── Data

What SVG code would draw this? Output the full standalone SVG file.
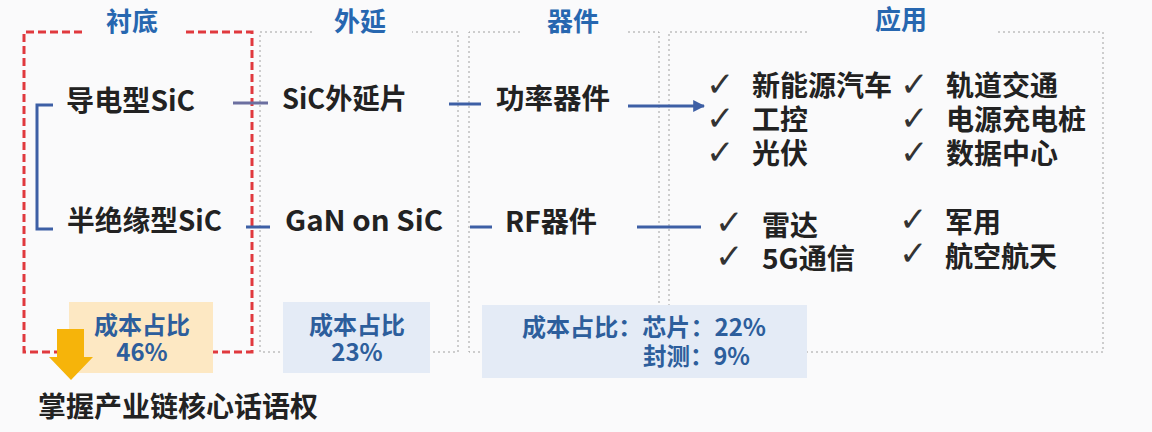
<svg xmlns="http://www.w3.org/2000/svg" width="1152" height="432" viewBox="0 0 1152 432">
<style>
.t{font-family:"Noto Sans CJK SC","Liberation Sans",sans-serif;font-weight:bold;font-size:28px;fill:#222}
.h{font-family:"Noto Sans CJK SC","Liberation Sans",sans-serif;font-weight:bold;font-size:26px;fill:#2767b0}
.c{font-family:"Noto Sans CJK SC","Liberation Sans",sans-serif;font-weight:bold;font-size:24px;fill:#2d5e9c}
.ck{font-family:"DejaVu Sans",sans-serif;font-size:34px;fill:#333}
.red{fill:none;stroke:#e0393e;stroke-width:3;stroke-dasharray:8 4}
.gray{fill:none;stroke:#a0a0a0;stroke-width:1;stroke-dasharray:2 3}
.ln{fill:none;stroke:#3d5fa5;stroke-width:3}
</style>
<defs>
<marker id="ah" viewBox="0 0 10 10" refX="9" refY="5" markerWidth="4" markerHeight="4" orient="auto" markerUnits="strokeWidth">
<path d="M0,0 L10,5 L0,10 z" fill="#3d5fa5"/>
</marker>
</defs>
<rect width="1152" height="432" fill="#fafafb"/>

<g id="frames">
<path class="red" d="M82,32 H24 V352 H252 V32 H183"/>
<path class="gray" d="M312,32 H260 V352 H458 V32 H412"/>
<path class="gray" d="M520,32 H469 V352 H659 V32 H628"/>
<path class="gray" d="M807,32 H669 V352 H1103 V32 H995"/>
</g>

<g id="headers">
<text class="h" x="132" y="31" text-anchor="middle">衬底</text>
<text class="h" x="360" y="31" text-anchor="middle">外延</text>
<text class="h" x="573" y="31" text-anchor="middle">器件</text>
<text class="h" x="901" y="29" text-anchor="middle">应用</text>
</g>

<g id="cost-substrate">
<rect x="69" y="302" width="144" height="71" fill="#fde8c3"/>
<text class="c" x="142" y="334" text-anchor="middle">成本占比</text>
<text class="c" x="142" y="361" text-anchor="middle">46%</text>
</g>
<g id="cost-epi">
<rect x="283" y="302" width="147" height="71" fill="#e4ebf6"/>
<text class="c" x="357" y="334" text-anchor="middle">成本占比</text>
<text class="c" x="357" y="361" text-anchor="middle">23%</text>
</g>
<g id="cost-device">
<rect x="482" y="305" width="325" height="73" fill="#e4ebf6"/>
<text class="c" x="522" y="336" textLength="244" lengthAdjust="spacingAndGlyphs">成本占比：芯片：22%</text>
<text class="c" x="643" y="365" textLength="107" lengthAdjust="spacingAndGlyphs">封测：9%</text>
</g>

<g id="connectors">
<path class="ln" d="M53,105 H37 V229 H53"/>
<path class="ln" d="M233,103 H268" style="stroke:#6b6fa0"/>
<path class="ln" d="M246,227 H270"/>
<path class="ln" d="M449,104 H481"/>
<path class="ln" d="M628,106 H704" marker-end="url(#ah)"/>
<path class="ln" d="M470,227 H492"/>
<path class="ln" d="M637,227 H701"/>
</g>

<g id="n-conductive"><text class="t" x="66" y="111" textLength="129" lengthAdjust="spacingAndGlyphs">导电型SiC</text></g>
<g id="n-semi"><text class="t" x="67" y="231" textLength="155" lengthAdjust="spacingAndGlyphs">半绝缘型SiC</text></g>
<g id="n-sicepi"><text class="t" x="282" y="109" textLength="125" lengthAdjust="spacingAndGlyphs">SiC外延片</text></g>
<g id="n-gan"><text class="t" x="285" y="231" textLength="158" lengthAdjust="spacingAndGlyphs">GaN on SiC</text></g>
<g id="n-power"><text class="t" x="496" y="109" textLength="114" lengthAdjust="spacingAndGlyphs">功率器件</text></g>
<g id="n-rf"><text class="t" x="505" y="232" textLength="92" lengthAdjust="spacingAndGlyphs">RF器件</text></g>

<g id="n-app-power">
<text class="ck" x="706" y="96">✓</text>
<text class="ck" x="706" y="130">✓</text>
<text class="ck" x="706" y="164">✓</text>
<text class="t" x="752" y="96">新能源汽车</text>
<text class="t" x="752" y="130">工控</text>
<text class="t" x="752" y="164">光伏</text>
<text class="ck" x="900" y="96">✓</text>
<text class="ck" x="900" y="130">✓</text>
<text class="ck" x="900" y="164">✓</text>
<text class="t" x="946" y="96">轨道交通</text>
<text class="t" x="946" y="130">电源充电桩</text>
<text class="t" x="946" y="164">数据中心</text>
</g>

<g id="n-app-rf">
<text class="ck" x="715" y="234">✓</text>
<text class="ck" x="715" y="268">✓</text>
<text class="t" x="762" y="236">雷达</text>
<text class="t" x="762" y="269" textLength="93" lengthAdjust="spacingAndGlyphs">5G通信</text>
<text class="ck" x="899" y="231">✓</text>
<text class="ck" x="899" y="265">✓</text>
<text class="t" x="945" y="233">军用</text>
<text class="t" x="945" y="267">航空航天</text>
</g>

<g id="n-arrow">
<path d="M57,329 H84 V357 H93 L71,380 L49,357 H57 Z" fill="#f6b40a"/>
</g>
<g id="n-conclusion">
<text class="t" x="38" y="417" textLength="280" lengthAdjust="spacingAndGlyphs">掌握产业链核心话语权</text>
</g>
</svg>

────

» Given instruction
Reproduce all of the data exactly; the pictures do not belong in the copy.

» Response to this exercise
What SVG code would draw this? Output the full standalone SVG file.
<svg xmlns="http://www.w3.org/2000/svg" width="1152" height="432" viewBox="0 0 1152 432">
<style>
.t{font-family:"Noto Sans CJK SC","Liberation Sans",sans-serif;font-weight:bold;font-size:28px;fill:#222}
.h{font-family:"Noto Sans CJK SC","Liberation Sans",sans-serif;font-weight:bold;font-size:26px;fill:#2767b0}
.c{font-family:"Noto Sans CJK SC","Liberation Sans",sans-serif;font-weight:bold;font-size:24px;fill:#2d5e9c}
.ck{font-family:"DejaVu Sans",sans-serif;font-size:34px;fill:#333}
.red{fill:none;stroke:#e0393e;stroke-width:3;stroke-dasharray:8 4}
.gray{fill:none;stroke:#a0a0a0;stroke-width:1;stroke-dasharray:2 3}
.ln{fill:none;stroke:#3d5fa5;stroke-width:3}
</style>
<defs>
<marker id="ah" viewBox="0 0 10 10" refX="9" refY="5" markerWidth="4" markerHeight="4" orient="auto" markerUnits="strokeWidth">
<path d="M0,0 L10,5 L0,10 z" fill="#3d5fa5"/>
</marker>
</defs>
<rect width="1152" height="432" fill="#fafafb"/>

<g id="frames">
<path class="red" d="M82,32 H24 V352 H252 V32 H183"/>
<path class="gray" d="M312,32 H260 V352 H458 V32 H412"/>
<path class="gray" d="M520,32 H469 V352 H659 V32 H628"/>
<path class="gray" d="M807,32 H669 V352 H1103 V32 H995"/>
</g>

<g id="headers">
<text class="h" x="132" y="31" text-anchor="middle">衬底</text>
<text class="h" x="360" y="31" text-anchor="middle">外延</text>
<text class="h" x="573" y="31" text-anchor="middle">器件</text>
<text class="h" x="901" y="29" text-anchor="middle">应用</text>
</g>

<g id="cost-substrate">
<rect x="69" y="302" width="144" height="71" fill="#fde8c3"/>
<text class="c" x="142" y="334" text-anchor="middle">成本占比</text>
<text class="c" x="142" y="361" text-anchor="middle">46%</text>
</g>
<g id="cost-epi">
<rect x="283" y="302" width="147" height="71" fill="#e4ebf6"/>
<text class="c" x="357" y="334" text-anchor="middle">成本占比</text>
<text class="c" x="357" y="361" text-anchor="middle">23%</text>
</g>
<g id="cost-device">
<rect x="482" y="305" width="325" height="73" fill="#e4ebf6"/>
<text class="c" x="522" y="336" textLength="244" lengthAdjust="spacingAndGlyphs">成本占比：芯片：22%</text>
<text class="c" x="643" y="365" textLength="107" lengthAdjust="spacingAndGlyphs">封测：9%</text>
</g>

<g id="connectors">
<path class="ln" d="M53,105 H37 V229 H53"/>
<path class="ln" d="M233,103 H268" style="stroke:#6b6fa0"/>
<path class="ln" d="M246,227 H270"/>
<path class="ln" d="M449,104 H481"/>
<path class="ln" d="M628,106 H704" marker-end="url(#ah)"/>
<path class="ln" d="M470,227 H492"/>
<path class="ln" d="M637,227 H701"/>
</g>

<g id="n-conductive"><text class="t" x="66" y="111" textLength="129" lengthAdjust="spacingAndGlyphs">导电型SiC</text></g>
<g id="n-semi"><text class="t" x="67" y="231" textLength="155" lengthAdjust="spacingAndGlyphs">半绝缘型SiC</text></g>
<g id="n-sicepi"><text class="t" x="282" y="109" textLength="125" lengthAdjust="spacingAndGlyphs">SiC外延片</text></g>
<g id="n-gan"><text class="t" x="285" y="231" textLength="158" lengthAdjust="spacingAndGlyphs">GaN on SiC</text></g>
<g id="n-power"><text class="t" x="496" y="109" textLength="114" lengthAdjust="spacingAndGlyphs">功率器件</text></g>
<g id="n-rf"><text class="t" x="505" y="232" textLength="92" lengthAdjust="spacingAndGlyphs">RF器件</text></g>

<g id="n-app-power">
<text class="ck" x="706" y="96">✓</text>
<text class="ck" x="706" y="130">✓</text>
<text class="ck" x="706" y="164">✓</text>
<text class="t" x="752" y="96">新能源汽车</text>
<text class="t" x="752" y="130">工控</text>
<text class="t" x="752" y="164">光伏</text>
<text class="ck" x="900" y="96">✓</text>
<text class="ck" x="900" y="130">✓</text>
<text class="ck" x="900" y="164">✓</text>
<text class="t" x="946" y="96">轨道交通</text>
<text class="t" x="946" y="130">电源充电桩</text>
<text class="t" x="946" y="164">数据中心</text>
</g>

<g id="n-app-rf">
<text class="ck" x="715" y="234">✓</text>
<text class="ck" x="715" y="268">✓</text>
<text class="t" x="762" y="236">雷达</text>
<text class="t" x="762" y="269" textLength="93" lengthAdjust="spacingAndGlyphs">5G通信</text>
<text class="ck" x="899" y="231">✓</text>
<text class="ck" x="899" y="265">✓</text>
<text class="t" x="945" y="233">军用</text>
<text class="t" x="945" y="267">航空航天</text>
</g>

<g id="n-arrow">
<path d="M57,329 H84 V357 H93 L71,380 L49,357 H57 Z" fill="#f6b40a"/>
</g>
<g id="n-conclusion">
<text class="t" x="38" y="417" textLength="280" lengthAdjust="spacingAndGlyphs">掌握产业链核心话语权</text>
</g>
</svg>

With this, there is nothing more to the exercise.